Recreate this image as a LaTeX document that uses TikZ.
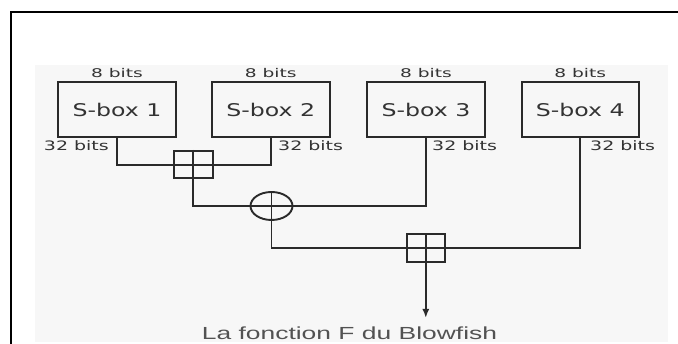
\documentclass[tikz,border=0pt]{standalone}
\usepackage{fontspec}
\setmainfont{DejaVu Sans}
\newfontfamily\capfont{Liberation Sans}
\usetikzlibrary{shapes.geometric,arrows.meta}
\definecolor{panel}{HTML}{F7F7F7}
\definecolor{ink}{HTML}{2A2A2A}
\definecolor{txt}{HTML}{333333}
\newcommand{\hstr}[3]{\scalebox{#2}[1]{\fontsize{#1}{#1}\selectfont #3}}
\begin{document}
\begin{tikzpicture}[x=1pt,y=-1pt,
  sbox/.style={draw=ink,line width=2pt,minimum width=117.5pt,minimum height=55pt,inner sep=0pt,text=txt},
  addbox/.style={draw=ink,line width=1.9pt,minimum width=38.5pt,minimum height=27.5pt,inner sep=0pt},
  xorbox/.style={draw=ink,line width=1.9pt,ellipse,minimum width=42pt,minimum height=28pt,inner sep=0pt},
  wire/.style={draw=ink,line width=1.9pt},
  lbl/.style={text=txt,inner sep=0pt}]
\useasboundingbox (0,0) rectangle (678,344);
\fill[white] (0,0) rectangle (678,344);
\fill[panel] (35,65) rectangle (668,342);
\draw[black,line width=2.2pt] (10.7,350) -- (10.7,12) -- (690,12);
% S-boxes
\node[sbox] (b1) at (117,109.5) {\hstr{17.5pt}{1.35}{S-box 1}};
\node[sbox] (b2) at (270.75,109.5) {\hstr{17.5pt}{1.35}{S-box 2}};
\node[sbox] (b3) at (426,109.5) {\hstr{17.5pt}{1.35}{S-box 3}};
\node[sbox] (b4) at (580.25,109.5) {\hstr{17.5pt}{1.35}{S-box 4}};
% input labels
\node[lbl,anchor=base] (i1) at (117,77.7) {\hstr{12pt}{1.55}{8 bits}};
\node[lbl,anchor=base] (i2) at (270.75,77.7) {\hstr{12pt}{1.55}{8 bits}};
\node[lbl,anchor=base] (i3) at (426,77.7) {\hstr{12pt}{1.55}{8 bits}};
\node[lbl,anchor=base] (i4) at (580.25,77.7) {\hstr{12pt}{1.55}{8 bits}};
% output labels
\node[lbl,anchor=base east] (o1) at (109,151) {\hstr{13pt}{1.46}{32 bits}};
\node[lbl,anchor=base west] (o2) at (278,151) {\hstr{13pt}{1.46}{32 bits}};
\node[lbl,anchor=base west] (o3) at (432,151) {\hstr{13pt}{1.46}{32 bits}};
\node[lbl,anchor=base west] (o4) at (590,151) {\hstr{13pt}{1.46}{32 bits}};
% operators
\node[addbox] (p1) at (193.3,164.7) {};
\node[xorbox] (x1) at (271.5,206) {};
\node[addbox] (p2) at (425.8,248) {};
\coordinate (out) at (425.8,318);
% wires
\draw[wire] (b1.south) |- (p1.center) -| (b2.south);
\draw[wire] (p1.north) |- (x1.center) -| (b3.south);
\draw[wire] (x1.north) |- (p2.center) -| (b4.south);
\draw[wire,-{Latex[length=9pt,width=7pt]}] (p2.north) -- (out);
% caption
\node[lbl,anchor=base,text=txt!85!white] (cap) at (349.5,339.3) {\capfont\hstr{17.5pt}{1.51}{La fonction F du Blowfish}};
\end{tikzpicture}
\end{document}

○ ○ ○

» **Instructions for the task**
Go through the material above and print all of it exactly, except the pictures.

» **The solution**
Recreate this image as a LaTeX document that uses TikZ.
\documentclass[tikz,border=0pt]{standalone}
\usepackage{fontspec}
\setmainfont{DejaVu Sans}
\newfontfamily\capfont{Liberation Sans}
\usetikzlibrary{shapes.geometric,arrows.meta}
\definecolor{panel}{HTML}{F7F7F7}
\definecolor{ink}{HTML}{2A2A2A}
\definecolor{txt}{HTML}{333333}
\newcommand{\hstr}[3]{\scalebox{#2}[1]{\fontsize{#1}{#1}\selectfont #3}}
\begin{document}
\begin{tikzpicture}[x=1pt,y=-1pt,
  sbox/.style={draw=ink,line width=2pt,minimum width=117.5pt,minimum height=55pt,inner sep=0pt,text=txt},
  addbox/.style={draw=ink,line width=1.9pt,minimum width=38.5pt,minimum height=27.5pt,inner sep=0pt},
  xorbox/.style={draw=ink,line width=1.9pt,ellipse,minimum width=42pt,minimum height=28pt,inner sep=0pt},
  wire/.style={draw=ink,line width=1.9pt},
  lbl/.style={text=txt,inner sep=0pt}]
\useasboundingbox (0,0) rectangle (678,344);
\fill[white] (0,0) rectangle (678,344);
\fill[panel] (35,65) rectangle (668,342);
\draw[black,line width=2.2pt] (10.7,350) -- (10.7,12) -- (690,12);
% S-boxes
\node[sbox] (b1) at (117,109.5) {\hstr{17.5pt}{1.35}{S-box 1}};
\node[sbox] (b2) at (270.75,109.5) {\hstr{17.5pt}{1.35}{S-box 2}};
\node[sbox] (b3) at (426,109.5) {\hstr{17.5pt}{1.35}{S-box 3}};
\node[sbox] (b4) at (580.25,109.5) {\hstr{17.5pt}{1.35}{S-box 4}};
% input labels
\node[lbl,anchor=base] (i1) at (117,77.7) {\hstr{12pt}{1.55}{8 bits}};
\node[lbl,anchor=base] (i2) at (270.75,77.7) {\hstr{12pt}{1.55}{8 bits}};
\node[lbl,anchor=base] (i3) at (426,77.7) {\hstr{12pt}{1.55}{8 bits}};
\node[lbl,anchor=base] (i4) at (580.25,77.7) {\hstr{12pt}{1.55}{8 bits}};
% output labels
\node[lbl,anchor=base east] (o1) at (109,151) {\hstr{13pt}{1.46}{32 bits}};
\node[lbl,anchor=base west] (o2) at (278,151) {\hstr{13pt}{1.46}{32 bits}};
\node[lbl,anchor=base west] (o3) at (432,151) {\hstr{13pt}{1.46}{32 bits}};
\node[lbl,anchor=base west] (o4) at (590,151) {\hstr{13pt}{1.46}{32 bits}};
% operators
\node[addbox] (p1) at (193.3,164.7) {};
\node[xorbox] (x1) at (271.5,206) {};
\node[addbox] (p2) at (425.8,248) {};
\coordinate (out) at (425.8,318);
% wires
\draw[wire] (b1.south) |- (p1.center) -| (b2.south);
\draw[wire] (p1.north) |- (x1.center) -| (b3.south);
\draw[wire] (x1.north) |- (p2.center) -| (b4.south);
\draw[wire,-{Latex[length=9pt,width=7pt]}] (p2.north) -- (out);
% caption
\node[lbl,anchor=base,text=txt!85!white] (cap) at (349.5,339.3) {\capfont\hstr{17.5pt}{1.51}{La fonction F du Blowfish}};
\end{tikzpicture}
\end{document}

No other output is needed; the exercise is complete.